People who have been traveling through the air for a long time know this for a fact; plane landings were a lot less bumpy and “scary” back in the old days when apparently the technology wasn’t close to today’s advancement. So what are the reasons that the landings seem to be harder today?
To understand that, you’ll first have to get a grip on what are some of the factors that affect any plane landing:
- Hydraulic Settings: Sometimes an aircraft lands harder even with a light load because the hydraulic piston shaft set inside the landing gear has been calibrated to withstand maximum capacity. This is the reason the aircraft will bounce upon touchdown.
- Weather conditions: Strong wind currents can ruin even a perfect landing by a pilot.
- Altitude: Airports located high altitude always have hard landings, since the air is thin. Thus when landing, the plane quickly loses airspeed with wing lift disappearing in a flash.
- The smoothness and roughness of the runway also contribute to the comfort of landing.
- Runway length: This is probably the most significant one. The pilot who cares more about safety and less about showing off usually uses a short field approach and aims to land at a specific target using the main landing gear. This result is a harder, yet safer landing, with the problem of floating in ground effect avoided.

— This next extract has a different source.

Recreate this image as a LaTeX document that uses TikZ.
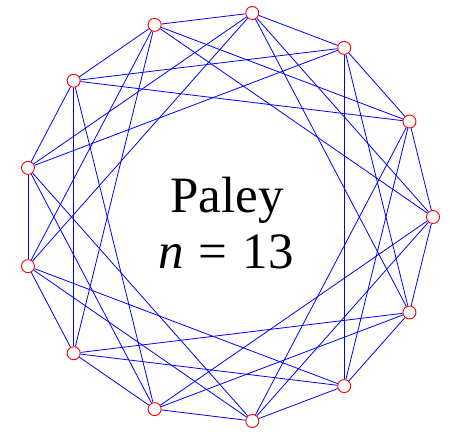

During an aircraft’s soft landing, the wings’ lift is equal to the weight of the aircraft; meaning there is no traction on the wheels. But this means that the plane has to run longer on the runway, with the brakes being applied gradually to shed aircraft’s speed and thus lift. This might be possible in smaller aircraft, but can’t be afforded by the larger ones.
So to avoid running out of the runway, and to make sure the plane lands and stops within safe limits, a firm touchdown is necessary. This wasn’t made mandatory by the aircraft companies before, but given today’s tighter safety considerations, a “hard touchdown” has almost been made a routine practice.